FIGURE 6:

Proposed model of hPer2 and hp53 interaction and function. Newly synthesized hp53, hPer2, and Cry localize in the cytosolic compartment where the Cry/hPer2/CKIε/δ (pool I) is formed, and hPer2 is incorporated in one or more complexes that constitutes pool II. Pool I: As extensively reviewed, cytosolic hPer2 is phosphorylated by casein kinase I ε/δ (CKIε/δ) and initially degraded by the ubiquitin proteasome pathway (Ko and Takahashi, 2006). Later, Cry accumulates and associates with hPer2/CKIε/δ, and this complex translocates to the nucleus, where Cry disrupts the Clock/Bmal1-associated transcriptional complex, resulting in inhibition of CRY, PER, and REB-ERVα and derepression of BMAL1 transcription and modulation of the expression of other clock-controlled genes (shown as “circadian circuit” for simplicity).

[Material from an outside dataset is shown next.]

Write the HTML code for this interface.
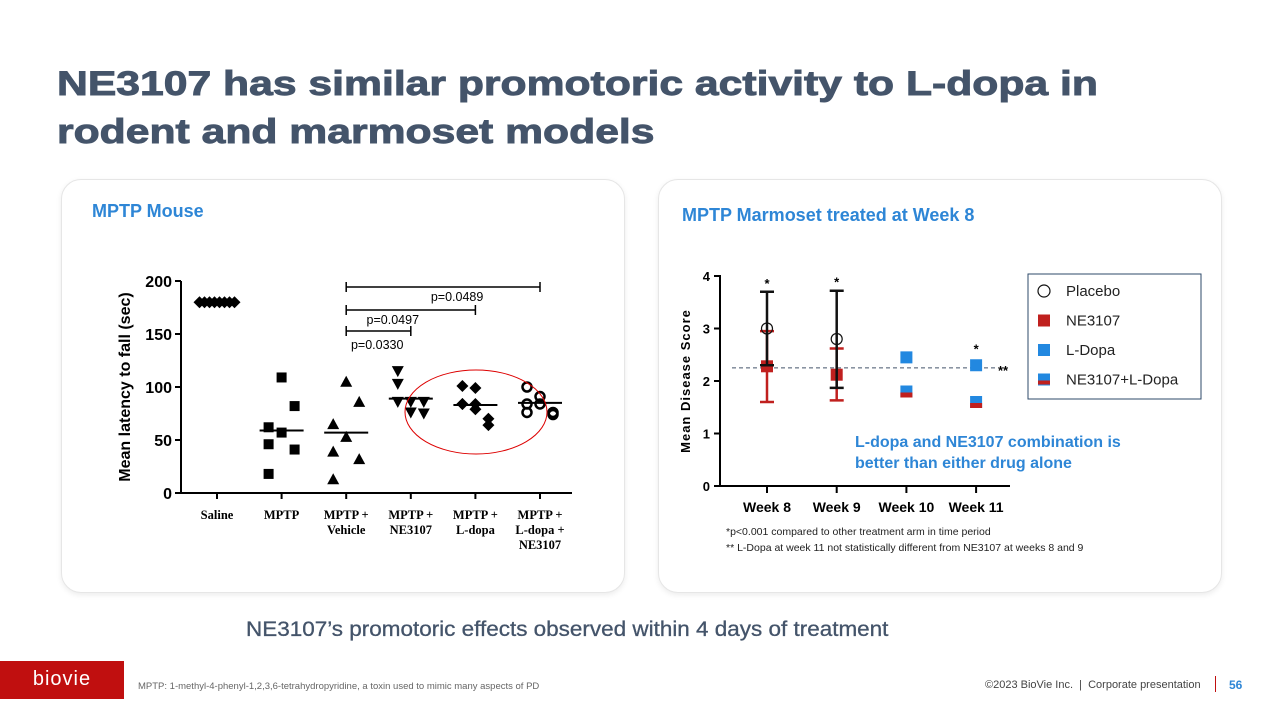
<!DOCTYPE html>
<html><head><meta charset="utf-8"><style>
body{margin:0;width:1280px;height:720px;position:relative;background:#fff;font-family:"Liberation Sans",sans-serif;overflow:hidden}
.t{position:absolute;left:57px;top:60px;font-size:34px;font-weight:bold;color:#44546a;line-height:48px;transform:scaleX(1.255);transform-origin:0 0;-webkit-text-stroke:0.9px #44546a;white-space:nowrap}
.card{position:absolute;top:179px;width:562px;height:412px;border:1px solid #e6e6e6;border-radius:20px;box-shadow:0 2px 6px rgba(0,0,0,0.08);background:#fff}
.h{position:absolute;font-size:18px;font-weight:bold;color:#2e86d6}
svg{position:absolute;left:0;top:0}
</style></head><body>
<div class="t">NE3107 has similar promotoric activity to L-dopa in<br>rodent and marmoset models</div>
<div class="card" style="left:61px"></div>
<div class="card" style="left:658px"></div>
<div class="h" style="left:92px;top:201px">MPTP Mouse</div>
<div class="h" style="left:682px;top:205px">MPTP Marmoset treated at Week 8</div>
<svg id="s" width="1280" height="720"></svg>
<div style="position:absolute;left:246px;top:618px;font-size:21px;color:#44546a;transform:scaleX(1.07);transform-origin:0 0;white-space:nowrap;-webkit-text-stroke:0.3px #44546a">NE3107’s promotoric effects observed within 4 days of treatment</div>
<div style="position:absolute;left:0;top:661px;width:124px;height:38px;background:#c00f0f;color:#fff;font-size:20px;line-height:36px;text-align:center;letter-spacing:1px">biovie</div>
<div style="position:absolute;left:138px;top:681px;font-size:9.5px;color:#666">MPTP: 1-methyl-4-phenyl-1,2,3,6-tetrahydropyridine, a toxin used to mimic many aspects of PD</div>
<div style="position:absolute;left:985px;top:679px;font-size:11px;color:#444">©2023 BioVie Inc. &nbsp;|&nbsp; Corporate presentation</div>
<div style="position:absolute;left:1215px;top:676px;width:1px;height:16px;background:#c00f0f"></div>
<div style="position:absolute;left:1229px;top:678px;font-size:12px;font-weight:bold;color:#2e86d6">56</div>
<script>
// Mouse chart data
const mCats=["Saline","MPTP","MPTP +|Vehicle","MPTP +|NE3107","MPTP +|L-dopa","MPTP +|L-dopa +|NE3107"];
const mPoints=[[180,180,180,180,180,180,180,180],[46,109,82,18,57,41,62],[39,105,86,13,53,32,65],[115,86,75,86,76,86,103],[84,99,64,84,79,70,101,84],[84,91,74,100,84,76,76]];
const mMedians=[180,59,57,89,83,85];
const mTicks=[0,50,100,150,200];
const mShapes=["diamond","square","tri","itri","diamond","circle"];
const pvals=[["p=0.0330",2,3,331],["p=0.0497",2,4,310],["p=0.0489",2,5,287]];
// Marmoset chart data
const weeks=["Week 8","Week 9","Week 10","Week 11"];
const placebo=[3.0,2.8,null,null];const placeboLo=[2.3,1.87];const placeboHi=[3.7,3.72];
const ne=[2.28,2.12,null,null];const neLo=[1.6,1.63];const neHi=[2.95,2.62];
const ldopa=[null,null,2.45,2.3];
const combo=[null,null,1.8,1.6];
const rTicks=[0,1,2,3,4];
const refLine=2.25;

const s=document.getElementById('s');const NS="http://www.w3.org/2000/svg";
function el(t,a,txt){const e=document.createElementNS(NS,t);for(const k in a)e.setAttribute(k,a[k]);if(txt!=null)e.textContent=txt;s.appendChild(e);return e;}
const my=v=>493-v*1.06, mx=i=>217+i*64.6;
let e=el('line',{x1:181,y1:281,x2:181,y2:494,stroke:'#000','stroke-width':2});

e=el('line',{x1:180,y1:493,x2:572,y2:493,stroke:'#000','stroke-width':2});

mTicks.forEach(v=>{el('line',{x1:175,x2:181,y1:my(v),y2:my(v),stroke:'#000','stroke-width':2});
 e=el('text',{x:172,y:my(v)+6,'text-anchor':'end','font-size':16,'font-weight':'bold'},v);
 });
e=el('text',{transform:'translate(130,387) rotate(-90)','text-anchor':'middle','font-size':16,'font-weight':'bold'},'Mean latency to fall (sec)');

mCats.forEach((c,i)=>{el('line',{x1:mx(i),x2:mx(i),y1:493,y2:499,stroke:'#000','stroke-width':2});
 c.split('|').forEach((ln,j)=>{e=el('text',{x:mx(i),y:519+j*15,'text-anchor':'middle','font-size':12.5,'font-weight':'bold','font-family':'Liberation Serif'},ln);
 });
 const pts=mPoints[i],n=pts.length;
 pts.forEach((v,k)=>{const x=i==0?mx(i)+(k-(n-1)/2)*5:mx(i)+((k%3)-1)*13,y=my(v),sh=mShapes[i];let p;
  if(sh=='square')p=el('rect',{x:x-5,y:y-5,width:10,height:10});
  else if(sh=='tri')p=el('polygon',{points:`${x},${y-6} ${x-6},${y+5} ${x+6},${y+5}`});
  else if(sh=='itri')p=el('polygon',{points:`${x},${y+6} ${x-6},${y-5} ${x+6},${y-5}`});
  else if(sh=='diamond')p=el('polygon',{points:`${x},${y-6} ${x+6},${y} ${x},${y+6} ${x-6},${y}`});
  else p=el('circle',{cx:x,cy:y,r:4.5,fill:'none',stroke:'#000','stroke-width':2.5});
  });
 e=el('line',{x1:mx(i)-22,x2:mx(i)+22,y1:my(mMedians[i]),y2:my(mMedians[i]),stroke:'#000','stroke-width':2});
 });
pvals.forEach(p=>{const a=mx(p[1]),b=mx(p[2]),y=p[3];
 el('path',{d:`M${a},${y-5}V${y+5}M${a},${y}H${b}M${b},${y-5}V${y+5}`,stroke:'#000','stroke-width':1.5,fill:'none'});
 const tx=p[2]==3?a+31:(a+b)/2+ (p[2]==4?-18:14);
 e=el('text',{x:tx,y:p[2]==3?y+18:y+14,'text-anchor':'middle','font-size':12.5},p[0]);
 });
e=el('ellipse',{cx:476,cy:412,rx:71,ry:42,fill:'none',stroke:'#d00','stroke-width':1});


const ry=v=>486-v*52.5, rx=i=>767+i*69.7;
el('line',{x1:720,y1:275,x2:720,y2:487,stroke:'#000','stroke-width':2});
el('line',{x1:719,y1:486,x2:1010,y2:486,stroke:'#000','stroke-width':2});
rTicks.forEach(v=>{el('line',{x1:714,x2:720,y1:ry(v),y2:ry(v),stroke:'#000','stroke-width':2});
 e=el('text',{x:710,y:ry(v)+5,'text-anchor':'end','font-size':13,'font-weight':'bold'},v);
 });
e=el('text',{transform:'translate(690,381) rotate(-90)','text-anchor':'middle','font-size':13,'font-weight':'bold','letter-spacing':1},'Mean Disease Score');

weeks.forEach((w,i)=>{el('line',{x1:rx(i),x2:rx(i),y1:486,y2:493,stroke:'#000','stroke-width':2});
 e=el('text',{x:rx(i),y:512,'text-anchor':'middle','font-size':14,'font-weight':'bold'},w);
 });
e=el('line',{x1:732,x2:996,y1:ry(refLine),y2:ry(refLine),stroke:'#44546a','stroke-width':1,'stroke-dasharray':'4,3'});

el('text',{x:998,y:ry(refLine)+7,'font-size':13,'font-weight':'bold'},'**');
function eb(i,lo,hi,c){el('path',{d:`M${rx(i)},${ry(lo)}V${ry(hi)}M${rx(i)-7},${ry(lo)}h14M${rx(i)-7},${ry(hi)}h14`,stroke:c,'stroke-width':2.5,fill:'none'});}
ne.forEach((v,i)=>{if(v==null)return;eb(i,neLo[i],neHi[i],'#c0201e');
 e=el('rect',{x:rx(i)-6,y:ry(v)-6,width:12,height:12,fill:'#c0201e'});});
placebo.forEach((v,i)=>{if(v==null)return;eb(i,placeboLo[i],placeboHi[i],'#111');
 e=el('circle',{cx:rx(i),cy:ry(v),r:5.5,fill:'none',stroke:'#111','stroke-width':1.2});
 el('text',{x:rx(i),y:ry(placeboHi[i])-4,'text-anchor':'middle','font-size':13,'font-weight':'bold'},'*');});
ldopa.forEach((v,i)=>{if(v==null)return;
 e=el('rect',{x:rx(i)-6,y:ry(v)-6,width:12,height:12,fill:'#2288e0'});});
combo.forEach((v,i)=>{if(v==null)return;
 e=el('rect',{x:rx(i)-6,y:ry(v)-6,width:12,height:12,fill:'#2288e0'});
 el('rect',{x:rx(i)-6,y:ry(v)+1,width:12,height:5,fill:'#c0201e'});});
el('text',{x:rx(3),y:ry(ldopa[3])-12,'text-anchor':'middle','font-size':13,'font-weight':'bold'},'*');
e=el('rect',{x:1028,y:274,width:173,height:125,fill:'#fff',stroke:'#2d4a6a','stroke-width':1});

const lg=[["Placebo","c"],["NE3107","#c0201e"],["L-Dopa","#2288e0"],["NE3107+L-Dopa","m"]];
lg.forEach((l,k)=>{const y=291+k*29.5;
 if(l[1]=='c')el('circle',{cx:1044,cy:y,r:6,fill:'none',stroke:'#111','stroke-width':1.2});
 else if(l[1]=='m'){el('rect',{x:1038,y:y-6,width:12,height:12,fill:'#2288e0'});el('rect',{x:1038,y:y+1,width:12,height:4,fill:'#c0201e'});}
 else el('rect',{x:1038,y:y-6,width:12,height:12,fill:l[1]});
 e=el('text',{x:1066,y:y+5,'font-size':15,fill:'#222'},l[0]);});
el('text',{x:855,y:447,'font-size':16,'font-weight':'bold',fill:'#2e86d6'},'L-dopa and NE3107 combination is');
el('text',{x:855,y:468,'font-size':16,'font-weight':'bold',fill:'#2e86d6'},'better than either drug alone');
el('text',{x:726,y:535,'font-size':10.5,fill:'#222'},'*p<0.001 compared to other treatment arm in time period');
el('text',{x:726,y:551,'font-size':10.5,fill:'#222'},'** L-Dopa at week 11 not statistically different from NE3107 at weeks 8 and 9');
</script>
</body></html>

Pool II: The hPer2 protein associates with cytosolic hp53, forming a stable complex (Gotoh et al., 2014) that translocates to the nuclear compartment and keeps hp53 in a functionally inactive but stable state, ensuring that basal levels of hp53 exist (“priming state”). This heterodimer eventually incorporates Mdm2, forming a trimeric and stable Mdm2/hp53/hPer2 complex. In response to, for example, a genotoxic stress (labeled as γ-IR in the cartoon), the trimeric complex disassembles by a yet-unknown mechanism, which leads to release of hp53 and downstream activation of genes involved in cell cycle arrest and DNA repair. An amplification loop exists in which hPer2, alone or in association with an unidentified partner, transcriptionally activates TP53, further sustaining the hp53-mediated response (boxed in orange). Alternatively, cytosolic hp53 enters the nucleus, where it is targeted by Mdm2 and either polyubiquitinylated and degraded back into the cytosol or monoubiquitinated and translocated to a different compartment, as has been described (for review, see Kruse and Gu, 2009).